France, producer of some of the world's most highly prized wine, is facing a desperate shortage of wine waiters to market the liquid gold in its restaurants.

Aware that wine has become a greater potential source of profit than food, top eateries are eager to get professional sommeliers - as they are called in French - into their dining rooms to help clients make sense of their well-stocked cellars.

The trouble is that finding a good sommelier is about as hard as finding a bottle of highly prized 1945 Pomerol.

"We have a real shortage of professionals at the moment," said Georges Pertuiset, president of the French Union of Sommellerie. "Restaurateurs have finally realized that nowadays they need proper wine specialists," he told Reuters.

The image and influence of today's sommeliers, originally the monks in charge of a monastery's crockery, linen, bread and wine, have changed a lot in recent years.

Once a male preserve, the profession is now attracting more young women. The old view of a sommelier as a sneering specialist in the pocket of a local wine merchant has gone.

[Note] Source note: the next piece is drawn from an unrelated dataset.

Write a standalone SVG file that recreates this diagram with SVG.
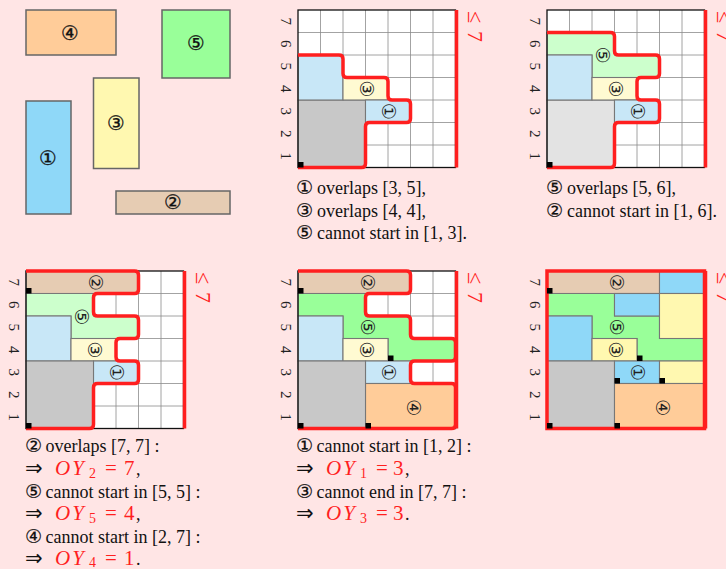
<svg xmlns="http://www.w3.org/2000/svg" xmlns:xlink="http://www.w3.org/1999/xlink" width="726" height="569" viewBox="0 0 726 569">
<style>
.bg{fill:#ffe5e5}
.sh{stroke:#666;stroke-width:1.5}
.c{stroke:#777;stroke-width:1.1}
.lb{fill:#c8e7f7}.ly{fill:#fffad2}.g1{fill:#c8c8c8}.g2{fill:#e3e3e3}
.lg{fill:#ccffcc}.gr{fill:#99ff99}.br{fill:#e6ccb3}.or{fill:#ffcc99}
.bl{fill:#8fd8f8}.ye{fill:#fff8b0}
.red{fill:none;stroke:#ff1f1f;stroke-width:3.5}
.sq{fill:#000}
.rl{font-family:"Liberation Serif","DejaVu Serif",serif;font-size:15px;fill:#222;text-anchor:middle}
.cn{font-family:"DejaVu Sans",sans-serif;font-size:19px;fill:#222;text-anchor:middle}
.cb{font-family:"DejaVu Sans",sans-serif;font-size:20px;fill:#111;text-anchor:middle;stroke:#111;stroke-width:0.3}
.le{font-family:"Liberation Serif","DejaVu Serif",serif;font-size:22px;fill:#ff1f1f}
.t{font-family:"Liberation Serif","DejaVu Sans",serif;font-size:18px;fill:#111}
.cd{font-family:"DejaVu Sans",sans-serif;font-size:19px;stroke:#111;stroke-width:0.2}
.ar{font-family:"DejaVu Sans",sans-serif;font-size:21px}
.mi{font-style:italic;fill:#ff1f1f;font-size:21px;letter-spacing:2px}
.sub{fill:#ff1f1f;font-size:14px}
.r{fill:#ff1f1f;font-size:21px}
</style>
<defs>
<g id="grid">
<rect width="157.5" height="157.5" fill="#fff"/>
<path d="M22.5 0V157.5M45 0V157.5M67.5 0V157.5M90 0V157.5M112.5 0V157.5M135 0V157.5M0 22.5H157.5M0 45H157.5M0 67.5H157.5M0 90H157.5M0 112.5H157.5M0 135H157.5" stroke="#8c8c8c" stroke-width="0.8" fill="none"/>
</g>
<rect id="frame" width="157.5" height="157.5" fill="none" stroke="#111" stroke-width="1.3"/>
<g id="rows" class="rl">
<text transform="translate(-12,11.25) rotate(90)" dy="0.35em">7</text>
<text transform="translate(-12,33.75) rotate(90)" dy="0.35em">6</text>
<text transform="translate(-12,56.25) rotate(90)" dy="0.35em">5</text>
<text transform="translate(-12,78.75) rotate(90)" dy="0.35em">4</text>
<text transform="translate(-12,101.25) rotate(90)" dy="0.35em">3</text>
<text transform="translate(-12,123.75) rotate(90)" dy="0.35em">2</text>
<text transform="translate(-12,146.25) rotate(90)" dy="0.35em">1</text>
</g>
<g id="bound">
<line x1="158.5" y1="0" x2="158.5" y2="157.5" stroke="#ff1f1f" stroke-width="3.5"/>
<text class="le" transform="translate(170,0) rotate(90)"><tspan x="1">≤</tspan><tspan x="21">7</tspan></text>
</g>
</defs>
<rect class="bg" width="726" height="569"/>

<g id="shape4"><rect class="sh or" x="26" y="10" width="90" height="45"/><text class="cb" x="70" y="33" dy="0.35em">④</text></g>
<g id="shape5"><rect class="sh gr" x="162" y="10" width="68" height="68"/><text class="cb" x="196" y="43" dy="0.35em">⑤</text></g>
<g id="shape3"><rect class="sh ye" x="93.5" y="78" width="45.5" height="90.5"/><text class="cb" x="116" y="123" dy="0.35em">③</text></g>
<g id="shape1"><rect class="sh bl" x="26" y="101" width="45" height="113"/><text class="cb" x="48" y="158" dy="0.35em">①</text></g>
<g id="shape2"><rect class="sh br" x="116" y="191" width="114" height="23"/><text class="cb" x="173" y="202" dy="0.35em">②</text></g>

<g id="panel1" transform="translate(298,10)">
<use href="#grid"/>
<rect class="c g1" x="0" y="90" width="67.5" height="67.5"/>
<rect class="c lb" x="0" y="45" width="45" height="45"/>
<rect class="c ly" x="45" y="67.5" width="45" height="22.5"/>
<rect class="c lb" x="67.5" y="90" width="45" height="22.5"/>
<use href="#frame"/>
<path class="red" d="M0,45 L41,45 Q45,45 45,49 L45,63.5 Q45,67.5 49,67.5 L86,67.5 Q90,67.5 90,71.5 L90,86 Q90,90 94,90 L108.5,90 Q112.5,90 112.5,94 L112.5,108.5 Q112.5,112.5 108.5,112.5 L71.5,112.5 Q67.5,112.5 67.5,116.5 L67.5,153.5 Q67.5,157.5 63.5,157.5 L0,157.5"/>
<rect class="sq" x="0" y="152" width="5.5" height="5.5"/>
<text class="cn" transform="translate(68.5,78.75) rotate(90)" dy="0.35em">③</text>
<text class="cn" transform="translate(90.5,101.25) rotate(90)" dy="0.35em">①</text>
<use href="#rows"/><use href="#bound"/>
</g>

<g id="panel2" transform="translate(547,10)">
<use href="#grid"/>
<rect class="c g2" x="0" y="90" width="67.5" height="67.5"/>
<path class="c lg" d="M0,22.5H67.5V45H112.5V67.5H45V45H0Z"/>
<rect class="c lb" x="0" y="45" width="45" height="45"/>
<rect class="c ly" x="45" y="67.5" width="45" height="22.5"/>
<rect class="c lb" x="67.5" y="90" width="45" height="22.5"/>
<use href="#frame"/>
<path class="red" d="M0,22.5 L63.5,22.5 Q67.5,22.5 67.5,26.5 L67.5,41 Q67.5,45 71.5,45 L108.5,45 Q112.5,45 112.5,49 L112.5,63.5 Q112.5,67.5 108.5,67.5 L94,67.5 Q90,67.5 90,71.5 L90,86 Q90,90 94,90 L108.5,90 Q112.5,90 112.5,94 L112.5,108.5 Q112.5,112.5 108.5,112.5 L71.5,112.5 Q67.5,112.5 67.5,116.5 L67.5,153.5 Q67.5,157.5 63.5,157.5 L0,157.5"/>
<rect class="sq" x="0" y="152" width="5.5" height="5.5"/>
<text class="cn" transform="translate(56,45) rotate(90)" dy="0.35em">⑤</text>
<text class="cn" transform="translate(68.5,78.75) rotate(90)" dy="0.35em">③</text>
<text class="cn" transform="translate(90.5,101.25) rotate(90)" dy="0.35em">①</text>
<use href="#rows"/><use href="#bound"/>
</g>

<g id="panel3" transform="translate(26,271)">
<use href="#grid"/>
<rect class="c br" x="0" y="0" width="112.5" height="22.5"/>
<path class="c lg" d="M0,22.5H67.5V45H112.5V67.5H45V45H0Z"/>
<rect class="c lb" x="0" y="45" width="45" height="45"/>
<rect class="c ly" x="45" y="67.5" width="45" height="22.5"/>
<rect class="c lb" x="67.5" y="90" width="45" height="22.5"/>
<rect class="c g1" x="0" y="90" width="67.5" height="67.5"/>
<use href="#frame"/>
<path class="red" d="M0,0 L108.5,0 Q112.5,0 112.5,4 L112.5,18.5 Q112.5,22.5 108.5,22.5 L71.5,22.5 Q67.5,22.5 67.5,26.5 L67.5,41 Q67.5,45 71.5,45 L108.5,45 Q112.5,45 112.5,49 L112.5,63.5 Q112.5,67.5 108.5,67.5 L94,67.5 Q90,67.5 90,71.5 L90,86 Q90,90 94,90 L108.5,90 Q112.5,90 112.5,94 L112.5,108.5 Q112.5,112.5 108.5,112.5 L71.5,112.5 Q67.5,112.5 67.5,116.5 L67.5,153.5 Q67.5,157.5 63.5,157.5 L0,157.5"/>
<rect class="sq" x="0" y="17" width="5.5" height="5.5"/>
<rect class="sq" x="0" y="152" width="5.5" height="5.5"/>
<text class="cn" transform="translate(69.5,11.25) rotate(90)" dy="0.35em">②</text>
<text class="cn" transform="translate(56,45.5) rotate(90)" dy="0.35em">⑤</text>
<text class="cn" transform="translate(68.5,78.75) rotate(90)" dy="0.35em">③</text>
<text class="cn" transform="translate(90.5,101.25) rotate(90)" dy="0.35em">①</text>
<use href="#rows"/><use href="#bound"/>
</g>

<g id="panel4" transform="translate(298,271)">
<use href="#grid"/>
<rect class="c br" x="0" y="0" width="112.5" height="22.5"/>
<path class="c gr" d="M0,22.5H67.5V45H112.5V67.5H157.5V90H90V67.5H45V45H0Z"/>
<rect class="c lb" x="0" y="45" width="45" height="45"/>
<rect class="c ly" x="45" y="67.5" width="45" height="22.5"/>
<rect class="c lb" x="67.5" y="90" width="45" height="22.5"/>
<rect class="c or" x="67.5" y="112.5" width="90" height="45"/>
<rect class="c g1" x="0" y="90" width="67.5" height="67.5"/>
<use href="#frame"/>
<path class="red" d="M0,0 L108.5,0 Q112.5,0 112.5,4 L112.5,18.5 Q112.5,22.5 108.5,22.5 L71.5,22.5 Q67.5,22.5 67.5,26.5 L67.5,41 Q67.5,45 71.5,45 L108.5,45 Q112.5,45 112.5,49 L112.5,63.5 Q112.5,67.5 116.5,67.5 L153.5,67.5 Q157.5,67.5 157.5,71.5 L157.5,86 Q157.5,90 153.5,90 L116.5,90 Q112.5,90 112.5,94 L112.5,108.5 Q112.5,112.5 116.5,112.5 L153.5,112.5 Q157.5,112.5 157.5,116.5 L157.5,153.5 Q157.5,157.5 153.5,157.5 L0,157.5"/>
<rect class="sq" x="0" y="17" width="5.5" height="5.5"/>
<rect class="sq" x="0" y="152" width="5.5" height="5.5"/>
<rect class="sq" x="67.5" y="152" width="5.5" height="5.5"/>
<rect class="sq" x="90" y="84.5" width="5.5" height="5.5"/>
<text class="cn" transform="translate(69.5,11.25) rotate(90)" dy="0.35em">②</text>
<text class="cn" transform="translate(69.5,56) rotate(90)" dy="0.35em">⑤</text>
<text class="cn" transform="translate(68.5,78.75) rotate(90)" dy="0.35em">③</text>
<text class="cn" transform="translate(90.5,101.25) rotate(90)" dy="0.35em">①</text>
<text class="cn" transform="translate(115.5,136.5) rotate(90)" dy="0.35em">④</text>
<use href="#rows"/><use href="#bound"/>
</g>

<g id="panel5" transform="translate(547,271)">
<use href="#grid"/>
<rect class="c br" x="0" y="0" width="112.5" height="22.5"/>
<rect class="c bl" x="112.5" y="0" width="45" height="22.5"/>
<path class="c gr" d="M0,22.5H67.5V45H112.5V67.5H157.5V90H90V67.5H45V45H0Z"/>
<rect class="c bl" x="67.5" y="22.5" width="45" height="22.5"/>
<rect class="c ye" x="112.5" y="22.5" width="45" height="45"/>
<rect class="c bl" x="0" y="45" width="45" height="45"/>
<rect class="c ye" x="45" y="67.5" width="45" height="22.5"/>
<rect class="c g1" x="0" y="90" width="67.5" height="67.5"/>
<rect class="c bl" x="67.5" y="90" width="45" height="22.5"/>
<rect class="c ye" x="112.5" y="90" width="45" height="22.5"/>
<rect class="c or" x="67.5" y="112.5" width="90" height="45"/>
<use href="#frame"/>
<rect class="red" x="0" y="0" width="157.5" height="157.5"/>
<rect class="sq" x="0" y="17" width="5.5" height="5.5"/>
<rect class="sq" x="0" y="152" width="5.5" height="5.5"/>
<rect class="sq" x="67.5" y="152" width="5.5" height="5.5"/>
<rect class="sq" x="90" y="84.5" width="5.5" height="5.5"/>
<rect class="sq" x="67.5" y="107" width="5.5" height="5.5"/>
<rect class="sq" x="112.5" y="107" width="5.5" height="5.5"/>
<text class="cn" transform="translate(69.5,11.25) rotate(90)" dy="0.35em">②</text>
<text class="cn" transform="translate(69.5,56) rotate(90)" dy="0.35em">⑤</text>
<text class="cn" transform="translate(68.5,78.75) rotate(90)" dy="0.35em">③</text>
<text class="cn" transform="translate(90.5,101.25) rotate(90)" dy="0.35em">①</text>
<text class="cn" transform="translate(115.5,136.5) rotate(90)" dy="0.35em">④</text>
<use href="#rows"/><use href="#bound"/>
</g>

<g id="text1" class="t">
<text y="194"><tspan x="296" class="cd">①</tspan><tspan x="317">overlaps [3, 5],</tspan></text>
<text y="216.6"><tspan x="296" class="cd">③</tspan><tspan x="317">overlaps [4, 4],</tspan></text>
<text y="239.2"><tspan x="296" class="cd">⑤</tspan><tspan x="317">cannot start in [1, 3].</tspan></text>
</g>
<g id="text2" class="t">
<text y="194"><tspan x="546" class="cd">⑤</tspan><tspan x="567">overlaps [5, 6],</tspan></text>
<text y="216.6"><tspan x="546" class="cd">②</tspan><tspan x="567">cannot start in [1, 6].</tspan></text>
</g>
<g id="text3" class="t">
<text y="452"><tspan x="25" class="cd">②</tspan><tspan x="45.5">overlaps [7, 7] :</tspan></text>
<text y="475"><tspan x="25" class="ar">⇒</tspan><tspan x="55" class="mi">OY</tspan><tspan x="89" dy="3" class="sub">2</tspan><tspan x="105" dy="-3" class="r">=</tspan><tspan x="124" class="r">7</tspan><tspan x="136">,</tspan></text>
<text y="497.5"><tspan x="25" class="cd">⑤</tspan><tspan x="45.5">cannot start in [5, 5] :</tspan></text>
<text y="520"><tspan x="25" class="ar">⇒</tspan><tspan x="55" class="mi">OY</tspan><tspan x="89" dy="3" class="sub">5</tspan><tspan x="105" dy="-3" class="r">=</tspan><tspan x="124" class="r">4</tspan><tspan x="136">,</tspan></text>
<text y="542.5"><tspan x="25" class="cd">④</tspan><tspan x="45.5">cannot start in [2, 7] :</tspan></text>
<text y="564.5"><tspan x="25" class="ar">⇒</tspan><tspan x="55" class="mi">OY</tspan><tspan x="89" dy="2.5" class="sub">4</tspan><tspan x="105" dy="-2.5" class="r">=</tspan><tspan x="124" class="r">1</tspan><tspan x="136">.</tspan></text>
</g>
<g id="text4" class="t">
<text y="452"><tspan x="296" class="cd">①</tspan><tspan x="316.5">cannot start in [1, 2] :</tspan></text>
<text y="475"><tspan x="296" class="ar">⇒</tspan><tspan x="326" class="mi">OY</tspan><tspan x="360" dy="3" class="sub">1</tspan><tspan x="376" dy="-3" class="r">=</tspan><tspan x="393" class="r">3</tspan><tspan x="405">,</tspan></text>
<text y="497.5"><tspan x="296" class="cd">③</tspan><tspan x="316.5">cannot end in [7, 7] :</tspan></text>
<text y="520"><tspan x="296" class="ar">⇒</tspan><tspan x="326" class="mi">OY</tspan><tspan x="360" dy="3" class="sub">3</tspan><tspan x="376" dy="-3" class="r">=</tspan><tspan x="393" class="r">3</tspan><tspan x="405">.</tspan></text>
</g>
</svg>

Pertuiset said there were around 1,200 sommeliers working in France, selecting wines for restaurants and advising customers about what vintages would go best with their meals.

But the demand was higher than the supply, with his organization receiving up to 30 calls a month from restaurants anxious to find an expert to take care of their cellar.

"Even smaller establishments want a sommelier. It boosts their image and quality of service," he said.

Sommeliers need at least two years' training to become fully qualified, which means that the trade cannot meet the upsurge in demand at the click of the finger. Low salaries in the catering industry also make it difficult to sign up new recruits.

Worse still for local restaurants is the fact that, with fine wines fetching hundreds rather than tens of dollars at top establishments, French sommeliers are hot property abroad.

"We depend an awful lot on French sommeliers coming here," said James Brown, chief executive of the British Academy of Food and Wine Service, who acknowledged that there was a scarcity of wine waiters in Britain as well as in France.

"It's becoming a real fashion for top restaurants to have sommeliers," Brown told Reuters by telephone. "If you have a dedicated sommelier you will sell a bottle of wine to practically every table. If you don't, you won't."

Although the various national sommelier federations organize regular wine tasting competitions for their members, Pertuiset said it was more important for a wine waiter to have a nose for commerce than for a wine's bouquet.

"They clearly have to know about wine...but what is more important is for them to be able to establish a commercial relationship with their clients," he said.